Huberization (named after Peter Huber's M-estimation algorithm for location originally) replaces outlying values in a sample x by their respective boundary: when x_j < c_1 it is replaced by c_1 and when x_j > c_2 it is replaced by c_2. Consequently, values inside the interval [c_1, c_2] remain unchanged.

Here, c_j = M \pm c\cdot s where s := s(x) is the robust scale estimate Qn(x) if that is positive, and by default, M is the robust huber estimate of location \mu (with tuning constant k).

In the degenerate case where Qn(x) == 0, trimmed means of abs(x - M) are tried as scale estimate s, with decreasing trimming proportions specified by the decreasing trim vector.

### Usage

huberize(x, M = huberM(x, k = k)\$mu, c = k,
trim = (5:1)/16,
k = 1.5,
warn0 = getOption("verbose"), saveTrim = TRUE)


### Arguments

 x numeric vector which is to be huberized. M a number; defaulting to huberM(x, k), the robust Huber M-estimator of location. c a positive number, the tuning constant for huberization of the sample x. trim a decreasing vector of trimming proportions in [0, 0.5], only used to trim the absolute deviations from M in case Qn(x) is zero. k used if M is not specified as huberization center M, and so, by default is taken as Huber's M-estimate huberM(x, k). warn0 logical indicating if a warning should be signalled in case Qn(x) is zero and the trimmed means for all trimming proportions trim are zero as well. saveTrim a logical indicating if the last tried trim[j] value should be stored if Qn(x) was zero.

### Details

• In regular cases, s = Qn(x) is positive and used to huberize values of x outside [M - c*s, M + c*s].
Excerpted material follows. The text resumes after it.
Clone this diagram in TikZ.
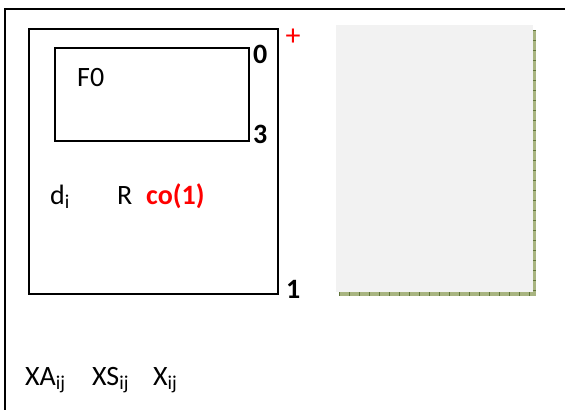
\documentclass[tikz,border=0pt]{standalone}
\usepackage{fontspec}
\setmainfont{Carlito}
\usepackage{tikz}
\usetikzlibrary{positioning}
\tikzset{
  frame line/.style = {line width=2pt},
  box/.style        = {draw, line width=1.6pt},
  lbl/.style        = {font=\fontsize{28}{32}\selectfont, inner sep=0pt},
  mark lbl/.style   = {font=\fontsize{28}{32}\selectfont\bfseries, inner sep=0pt},
  page/.style       = {fill=pagegray, draw=none},
  shadow/.style     = {fill=shadowgreen, draw=none},
  tick/.style       = {draw=tickgreen, line width=0.8pt},
}
\definecolor{pagegray}{RGB}{242,242,242}
\definecolor{shadowgreen}{RGB}{168,180,128}
\definecolor{tickgreen}{RGB}{96,116,58}
\definecolor{markred}{RGB}{255,0,0}

\begin{document}
\begin{tikzpicture}[x=1pt,y=-1pt]
  \useasboundingbox (0,0) rectangle (565,410);

  % ---------------- outer frame -------------------------------------------
  \draw[frame line] (565,9) -- (5,9) -- (5,410);

  % ---------------- boxes --------------------------------------------------
  \draw[box] (29,29) rectangle (278,294);
  \draw[box] (55,48) rectangle (249,141);

  \node[lbl,anchor=base west] (f0) at (77,86) {F0};
  \node[mark lbl,anchor=base west] (top) at (253,63) {0};
  \node[mark lbl,anchor=base west] (mid) at (253,143) {3};
  \node[mark lbl,anchor=base west] (bot) at (286,298) {1};
  \node[font=\fontsize{30}{34}\selectfont,inner sep=0pt,text=markred] (plus) at (293,37) {+};

  \node[lbl,anchor=base west] (di) at (50,204) {d\textsubscript{i}};
  \node[lbl,anchor=base west] (r) at (117,204) {R};
  \node[mark lbl,text=markred,anchor=base west] (co) at (146,204) {co(1)};

  % ---------------- page with shadow ---------------------------------------
  \fill[shadow] (339,292) rectangle (536,296);
  \fill[shadow] (533,30) rectangle (536,296);
  \foreach \i in {0,...,19}
    \draw[tick] (339+\i*10,292) -- (339+\i*10,296);
  \foreach \i in {0,...,26}
    \draw[tick] (533,30+\i*10) -- (536,30+\i*10);
  \fill[page] (336,25) rectangle (533,292);

  % ---------------- variables ----------------------------------------------
  \node[lbl,anchor=base west] (xa) at (25,385) {XA\textsubscript{ij}};
  \node[lbl,anchor=base west] (xs) at (92,385) {XS\textsubscript{ij}};
  \node[lbl,anchor=base west] (x) at (153,385) {X\textsubscript{ij}};
\end{tikzpicture}
\end{document}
• In degenerate cases where Qn(x) == 0, we search for an s > 0 by trying the trimmed mean s := mean(abs(x-M), trim = trim[j]) with less and less trimming (as the trimming proportions trim[] must decrease). If even the last, trim[length(trim)], leads to s = 0, a warning is printed when warn0 is true.

### Value

a numeric vector as x; in case Qn(x) was zero and saveTrim is true, also containing the (last) trim proportion used (to compute the scale s) as attribute "trim" (see attr(), attributes).

### Note

For the use in mc() and similar cases where mainly numerical stabilization is necessary, a large c = 1e12 will lead to no huberization, i.e., all y == x for y <- huberize(x, c) for typical non-degenerate samples.

### Author(s)

Martin Maechler

huberM and mc which is now stabilized by default via something like huberize(*, c=1e11).

### Examples

## For non-degenerate data and large c, nothing is huberized,
## as there are *no* really extreme outliers :
set.seed(101)
x <- rnorm(1000)
stopifnot(all.equal(x, huberize(x, c=100)))
## OTOH, the "extremes" are shrunken towards the boundaries for smaller c:
xh <- huberize(x, c = 2)
table(x != xh)
## 45 out of a 1000:
table(xh[x != xh])# 26 on the left boundary -2.098 and 19 on the right = 2.081
## vizualization:
stripchart(x); text(0,1, "x {original}", pos=3); yh <- 0.9
stripchart(xh, at = yh, add=TRUE, col=2)
text(0, yh, "huberize(x, c=2)",   col=2, pos=1)
arrows( x[x!=xh], 1,